#### [What is needed]
Leave the pictures out, and output exactly the lines from the one containing "Recreate this image" through the one containing "const neuronsLabels = ['128', '256', '384', '512'];".

.....

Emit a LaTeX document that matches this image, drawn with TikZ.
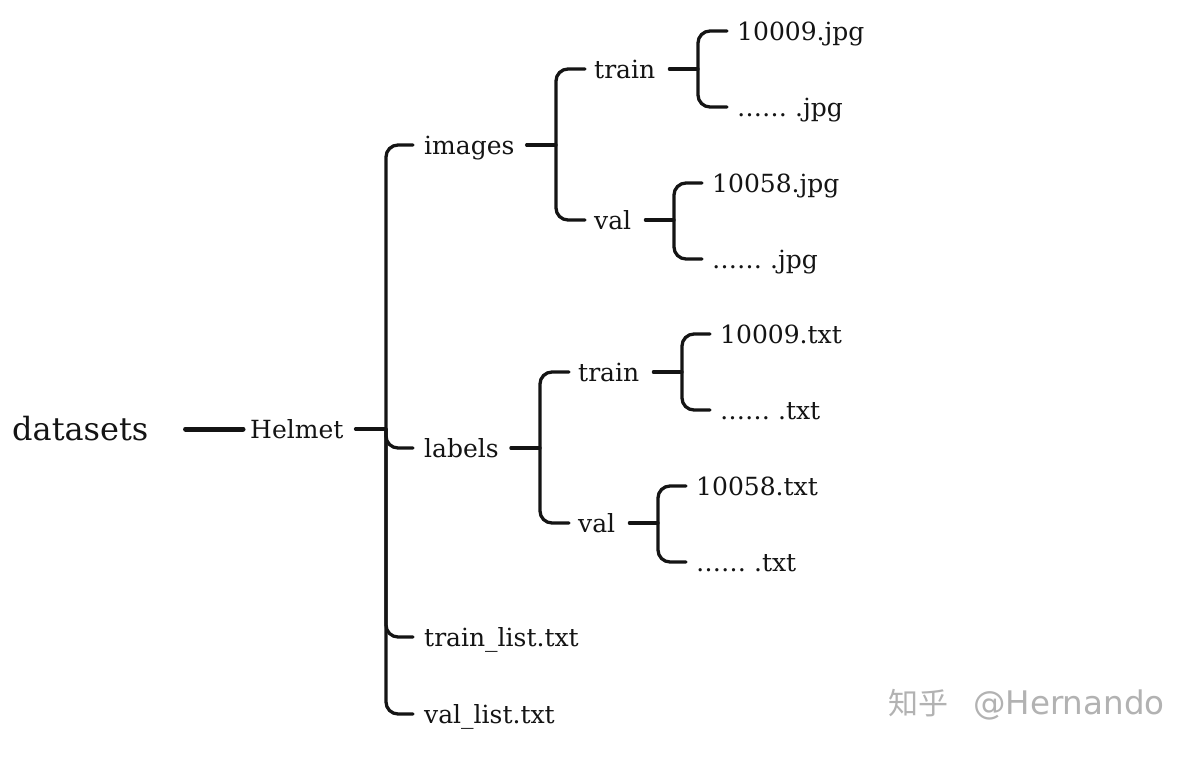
\documentclass[tikz,border=0pt]{standalone}
\usepackage{fontspec}
\setmainfont{DejaVu Serif}
\newfontfamily\cjk{Noto Sans CJK SC}
\newfontfamily\wmsans{DejaVu Sans}
\begin{document}
\begin{tikzpicture}[x=1pt,y=-1pt,
  lbl/.style={anchor=west, inner sep=0pt, text height=22pt, text depth=3pt, font=\fontsize{25}{30}\selectfont, text=black!92},
  conn/.style={line width=3.3pt, rounded corners=12pt, draw=black!92, line cap=round},
  rootline/.style={line width=5pt, draw=black!92, line cap=round},
]
\fill[white] (0,0) rectangle (1200,756);
\useasboundingbox (0,0) rectangle (1200,756);

% texts
\node[anchor=west, inner sep=0pt, text height=26pt, text depth=4pt, font=\fontsize{32}{38}\selectfont, text=black!92] (datasets) at (12,429) {datasets};
\node[lbl] (helmet) at (250,429) {Helmet};
\node[lbl] (images) at (424,145) {images};
\node[lbl] (labels) at (424,448) {labels};
\node[lbl] (trainlist) at (424,637) {train\_list.txt};
\node[lbl] (vallist) at (424,714) {val\_list.txt};
\node[lbl] (itrain) at (594,69) {train};
\node[lbl] (ival) at (594,220) {val};
\node[lbl] (itj1) at (737,31) {10009.jpg};
\node[lbl] (itj2) at (737,107) {\textellipsis\textellipsis\ .jpg};
\node[lbl] (ivj1) at (712,183) {10058.jpg};
\node[lbl] (ivj2) at (712,259) {\textellipsis\textellipsis\ .jpg};
\node[lbl] (ltrain) at (578,372) {train};
\node[lbl] (lval) at (578,523) {val};
\node[lbl] (ltt1) at (720,334) {10009.txt};
\node[lbl] (ltt2) at (720,410) {\textellipsis\textellipsis\ .txt};
\node[lbl] (lvt1) at (696,486) {10058.txt};
\node[lbl] (lvt2) at (696,562) {\textellipsis\textellipsis\ .txt};

% spine coordinates
\coordinate (sH) at (386,429);
\coordinate (sI) at (556,145);
\coordinate (sIT) at (698,69);
\coordinate (sIV) at (674,220);
\coordinate (sL) at (540,448);
\coordinate (sLT) at (682,372);
\coordinate (sLV) at (658,523);

% root
\draw[rootline] ([xshift=37pt]datasets.east) -- ([xshift=-7pt]helmet.west);

% Helmet
\draw[conn] ([xshift=12pt]helmet.east) -- (sH);
\draw[conn] ([xshift=-11pt]images.west) -| (sH) |- ([xshift=-11pt]vallist.west);
\draw[conn] (sH) |- ([xshift=-11pt]labels.west);
\draw[conn] (sH) |- ([xshift=-11pt]trainlist.west);

% images
\draw[conn] ([xshift=12pt]images.east) -- (sI);
\draw[conn] ([xshift=-9pt]itrain.west) -| (sI) |- ([xshift=-9pt]ival.west);
\draw[conn] ([xshift=14pt]itrain.east) -- (sIT);
\draw[conn] ([xshift=-10pt]itj1.west) -| (sIT) |- ([xshift=-10pt]itj2.west);
\draw[conn] ([xshift=14pt]ival.east) -- (sIV);
\draw[conn] ([xshift=-10pt]ivj1.west) -| (sIV) |- ([xshift=-10pt]ivj2.west);

% labels
\draw[conn] ([xshift=12pt]labels.east) -- (sL);
\draw[conn] ([xshift=-9pt]ltrain.west) -| (sL) |- ([xshift=-9pt]lval.west);
\draw[conn] ([xshift=14pt]ltrain.east) -- (sLT);
\draw[conn] ([xshift=-10pt]ltt1.west) -| (sLT) |- ([xshift=-10pt]ltt2.west);
\draw[conn] ([xshift=14pt]lval.east) -- (sLV);
\draw[conn] ([xshift=-10pt]lvt1.west) -| (sLV) |- ([xshift=-10pt]lvt2.west);

% watermark
\node[anchor=west, inner sep=0pt, text=black!30] (wm) at (888,705) {{\cjk\fontsize{30}{36}\selectfont 知乎}\hspace{25pt}{\wmsans\fontsize{32.5}{38}\selectfont @Hernando}};
\end{tikzpicture}
\end{document}
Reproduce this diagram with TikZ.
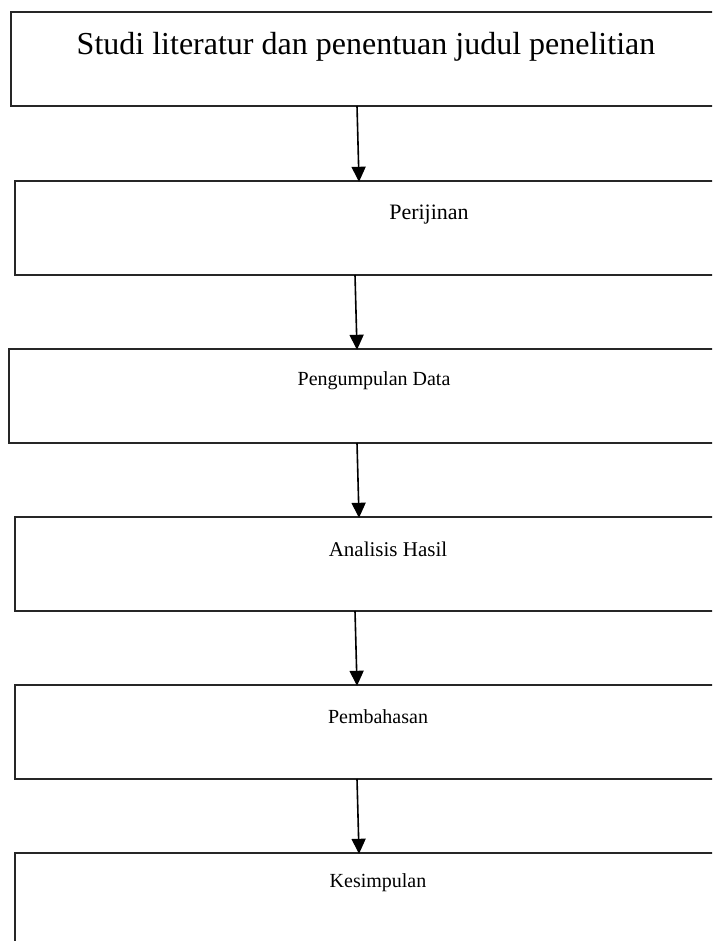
\documentclass[tikz,border=0pt]{standalone}
\usepackage{fontspec}
\setmainfont{Liberation Serif}
\usetikzlibrary{arrows.meta}
\begin{document}
\begin{tikzpicture}[x=1pt,y=-1pt,
  box/.style={draw=black!85, line width=1.6pt, rectangle, inner sep=0pt, outer sep=0pt, anchor=north west, minimum height=94pt},
  lbl/.style={inner sep=0pt, font=\fontsize{20}{24}\selectfont},
  arr/.style={line width=1.6pt, -{Triangle[width=14pt,length=15pt]}, shorten >=-0.8pt}]
\useasboundingbox (0,0) rectangle (712,941);
\clip (0,0) rectangle (712,941);
\fill[white] (0,0) rectangle (712,941);
\node[box, minimum width=739pt] (b1) at (11,12) {};
\node[box, minimum width=735pt] (b2) at (15,181) {};
\node[box, minimum width=741pt] (b3) at (9,349) {};
\node[box, minimum width=735pt] (b4) at (15,517) {};
\node[box, minimum width=735pt] (b5) at (15,685) {};
\node[box, minimum width=735pt, minimum height=120pt] (b6) at (15,853) {};
\node[lbl, font=\fontsize{32}{38}\selectfont] (t1) at (366,47) {Studi literatur dan penentuan judul penelitian};
\node[lbl, font=\fontsize{22}{26}\selectfont] (t2) at (429,215) {Perijinan};
\node[lbl] (t3) at (374,381) {Pengumpulan Data};
\node[lbl, font=\fontsize{21}{25}\selectfont] (t4) at (388,549) {Analisis Hasil};
\node[lbl] (t5) at (378,717) {Pembahasan};
\node[lbl] (t6) at (378,883) {Kesimpulan};
\draw[arr] ([xshift=-23.5pt]b1.south) -- ([xshift=-23.5pt]b2.north);
\draw[arr] ([xshift=-27.5pt]b2.south) -- ([xshift=-22.5pt]b3.north);
\draw[arr] ([xshift=-22.5pt]b3.south) -- ([xshift=-23.5pt]b4.north);
\draw[arr] ([xshift=-27.5pt]b4.south) -- ([xshift=-25.5pt]b5.north);
\draw[arr] ([xshift=-25.5pt]b5.south) -- ([xshift=-23.5pt]b6.north);
\end{tikzpicture}
\end{document}
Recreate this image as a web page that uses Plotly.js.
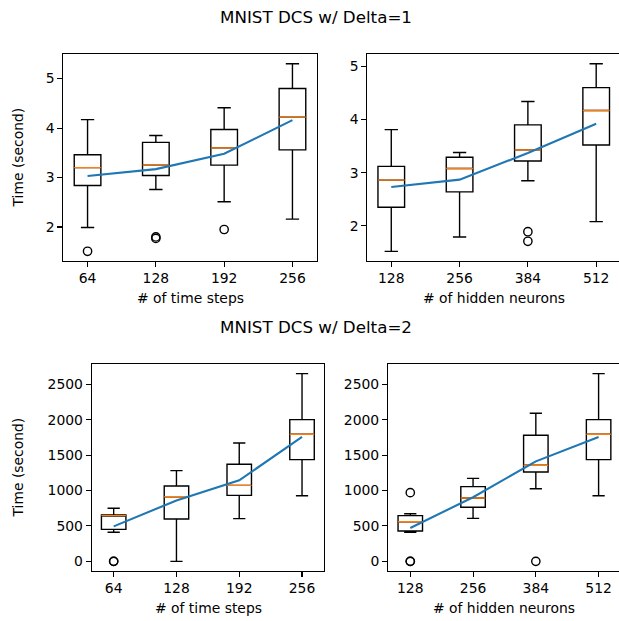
<!DOCTYPE html>
<html><head><meta charset="utf-8">
<script src="https://cdn.plot.ly/plotly-3.0.1.min.js"></script>
<style>html,body{margin:0;padding:0;background:#fff}#chart{width:619px;height:621px}</style>
</head><body><div id="chart"></div>
<script>
// ---------- data ----------
const positions = [1, 2, 3, 4];
const stepsLabels = ['64', '128', '192', '256'];
const neuronsLabels = ['128', '256', '384', '512'];

// Delta=1, # of time steps
const d1StepsLow  = [1.99, 2.76, 2.51, 2.16];
const d1StepsQ1   = [2.84, 3.04, 3.25, 3.56];
const d1StepsMed  = [3.20, 3.25, 3.60, 4.22];
const d1StepsQ3   = [3.46, 3.71, 3.97, 4.80];
const d1StepsHigh = [4.17, 3.85, 4.41, 5.30];
const d1StepsMean = [3.03, 3.17, 3.48, 4.16];
const d1StepsOutPos = [1, 2, 2, 3];
const d1StepsOutVal = [1.51, 1.77, 1.80, 1.95];

// Delta=1, # of hidden neurons
const d1NeurLow  = [1.52, 1.79, 2.85, 2.08];
const d1NeurQ1   = [2.35, 2.64, 3.22, 3.52];
const d1NeurMed  = [2.86, 3.08, 3.43, 4.17];
const d1NeurQ3   = [3.12, 3.29, 3.90, 4.60];
const d1NeurHigh = [3.81, 3.38, 4.34, 5.05];
const d1NeurMean = [2.73, 2.87, 3.37, 3.92];
const d1NeurOutPos = [3, 3];
const d1NeurOutVal = [1.89, 1.71];

// Delta=2, # of time steps
const d2StepsLow  = [410, 0, 603, 927];
const d2StepsQ1   = [452, 598, 932, 1436];
const d2StepsMed  = [645, 913, 1073, 1794];
const d2StepsQ3   = [655, 1064, 1370, 2001];
const d2StepsHigh = [749, 1281, 1671, 2651];
const d2StepsMean = [494, 860, 1144, 1756];
const d2StepsOutPos = [1, 1];
const d2StepsOutVal = [0, 0];

// Delta=2, # of hidden neurons
const d2NeurLow  = [410, 607, 1026, 927];
const d2NeurQ1   = [428, 763, 1262, 1436];
const d2NeurMed  = [560, 895, 1356, 1794];
const d2NeurQ3   = [645, 1055, 1780, 2001];
const d2NeurHigh = [673, 1172, 2090, 2651];
const d2NeurMean = [471, 905, 1412, 1756];
const d2NeurOutPos = [1, 1, 1, 3];
const d2NeurOutVal = [970, 0, 0, 0];

// ---------- layout helpers ----------
const W = 619, H = 621;
const BOXW = 0.39;
const FONT = 'DejaVu Sans, Liberation Sans, sans-serif';
const px = v => v / W;
const py = v => 1 - v / H;

const panels = [
  {low: d1StepsLow, q1: d1StepsQ1, med: d1StepsMed, q3: d1StepsQ3, high: d1StepsHigh, mean: d1StepsMean,
   outPos: d1StepsOutPos, outVal: d1StepsOutVal, labels: stepsLabels,
   xdom: [63.3, 316.7], ydom: [54.3, 260.7], yr: [1.32, 5.49], dtick: 1, xr: [0.645, 4.355], left: true},
  {low: d1NeurLow, q1: d1NeurQ1, med: d1NeurMed, q3: d1NeurQ3, high: d1NeurHigh, mean: d1NeurMean,
   outPos: d1NeurOutPos, outVal: d1NeurOutVal, labels: neuronsLabels,
   xdom: [367.3, 619], ydom: [54.3, 260.7], yr: [1.345, 5.227], dtick: 1, xr: [0.649, 4.334], left: false},
  {low: d2StepsLow, q1: d2StepsQ1, med: d2StepsMed, q3: d2StepsQ3, high: d2StepsHigh, mean: d2StepsMean,
   outPos: d2StepsOutPos, outVal: d2StepsOutVal, labels: stepsLabels,
   xdom: [91.7, 324], ydom: [364.3, 570.7], yr: [-132, 2782], dtick: 500, xr: [0.65, 4.35], left: true},
  {low: d2NeurLow, q1: d2NeurQ1, med: d2NeurMed, q3: d2NeurQ3, high: d2NeurHigh, mean: d2NeurMean,
   outPos: d2NeurOutPos, outVal: d2NeurOutVal, labels: neuronsLabels,
   xdom: [388, 619], ydom: [364.3, 570.7], yr: [-132, 2782], dtick: 500, xr: [0.645, 4.325], left: false}
];

const traces = [];
const layout = {
  width: W, height: H, margin: {l: 0, r: 0, t: 0, b: 0},
  paper_bgcolor: '#fff', plot_bgcolor: '#fff', showlegend: false,
  font: {family: FONT, size: 13.9, color: '#000'},
  annotations: []
};

panels.forEach((p, i) => {
  const n = i + 1;
  const xa = 'x' + (n === 1 ? '' : n), ya = 'y' + (n === 1 ? '' : n);
  const xk = 'xaxis' + (n === 1 ? '' : n), yk = 'yaxis' + (n === 1 ? '' : n);
  traces.push({
    type: 'box', x: positions, q1: p.q1, median: p.med, q3: p.q3,
    lowerfence: p.low, upperfence: p.high, width: BOXW, whiskerwidth: 0.5,
    boxpoints: false, line: {color: '#000', width: 1.4}, fillcolor: 'rgba(0,0,0,0)',
    xaxis: xa, yaxis: ya, hoverinfo: 'skip'
  });
  // orange medians
  const mx = [], my = [];
  positions.forEach((pos, k) => { mx.push(pos - BOXW / 2, pos + BOXW / 2, null); my.push(p.med[k], p.med[k], null); });
  traces.push({type: 'scatter', mode: 'lines', x: mx, y: my, line: {color: '#ff7f0e', width: 1.4},
    xaxis: xa, yaxis: ya, hoverinfo: 'skip'});
  // outliers
  traces.push({type: 'scatter', mode: 'markers', x: p.outPos, y: p.outVal,
    marker: {symbol: 'circle-open', size: 8.3, color: '#000', line: {width: 1.4}},
    xaxis: xa, yaxis: ya, hoverinfo: 'skip', cliponaxis: false});
  // mean line
  traces.push({type: 'scatter', mode: 'lines', x: positions, y: p.mean,
    line: {color: '#1f77b4', width: 2.1}, xaxis: xa, yaxis: ya, hoverinfo: 'skip'});

  layout[xk] = {
    domain: [px(p.xdom[0]), px(p.xdom[1])], range: p.xr, anchor: ya,
    tickmode: 'array', tickvals: positions, ticktext: p.labels,
    showgrid: false, zeroline: false, showline: true, linecolor: '#000', linewidth: 1.1, mirror: true,
    ticks: 'outside', ticklen: 4.9, tickwidth: 1.1, tickcolor: '#000',
    tickfont: {family: FONT, size: 13.9, color: '#000'}, fixedrange: true
  };
  layout[yk] = {
    domain: [py(p.ydom[1]), py(p.ydom[0])], range: p.yr, anchor: xa, dtick: p.dtick, tick0: 0,
    showgrid: false, zeroline: false, showline: true, linecolor: '#000', linewidth: 1.1, mirror: p.left,
    ticks: 'outside', ticklen: 4.9, tickwidth: 1.1, tickcolor: '#000',
    tickfont: {family: FONT, size: 13.9, color: '#000'}, fixedrange: true
  };
  // x label
  layout.annotations.push({
    text: p.labels === stepsLabels ? '# of time steps' : '# of hidden neurons',
    xref: 'paper', yref: 'paper', x: px((p.xdom[0] + Math.min(p.xdom[1] + 1.7, 620.7)) / 2),
    y: py((p.ydom[1]) + 37.5), xanchor: 'center', yanchor: 'middle', showarrow: false,
    font: {family: FONT, size: 13.9, color: '#000'}
  });
  if (p.left) {
    layout.annotations.push({
      text: 'Time (second)', textangle: -90,
      xref: 'paper', yref: 'paper', x: px(17), y: py((p.ydom[0] + p.ydom[1]) / 2),
      xanchor: 'center', yanchor: 'middle', showarrow: false,
      font: {family: FONT, size: 13.9, color: '#000'}
    });
  }
});

layout.annotations.push({text: 'MNIST DCS w/ Delta=1', xref: 'paper', yref: 'paper', x: px(316), y: py(17),
  xanchor: 'center', yanchor: 'middle', showarrow: false, font: {family: FONT, size: 16.7, color: '#000'}});
layout.annotations.push({text: 'MNIST DCS w/ Delta=2', xref: 'paper', yref: 'paper', x: px(316), y: py(327),
  xanchor: 'center', yanchor: 'middle', showarrow: false, font: {family: FONT, size: 16.7, color: '#000'}});

Plotly.newPlot('chart', traces, layout, {staticPlot: true, displayModeBar: false});
</script>
</body></html>
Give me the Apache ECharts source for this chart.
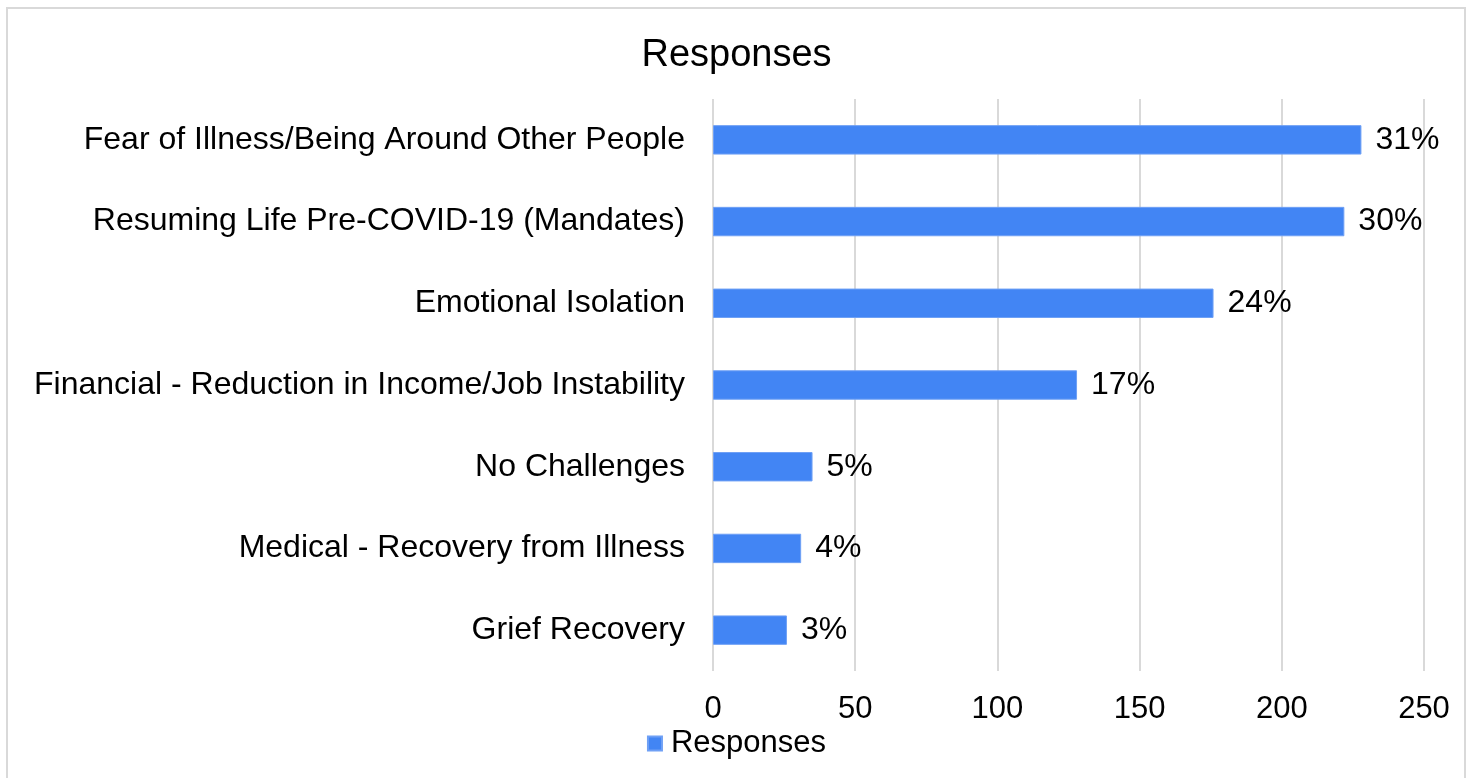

.....

#### [Exercise answer]
Recreate this image as a web page that uses Plotly.js.
<!DOCTYPE html>
<html><head><meta charset="utf-8">
<script src="https://cdn.plot.ly/plotly-3.0.1.min.js"></script>
<style>html,body{margin:0;padding:0;background:#fff}#chart{width:619px;height:621px}</style>
</head><body><div id="chart"></div>
<script>
// ---------- data ----------
const positions = [1, 2, 3, 4];
const stepsLabels = ['64', '128', '192', '256'];
const neuronsLabels = ['128', '256', '384', '512'];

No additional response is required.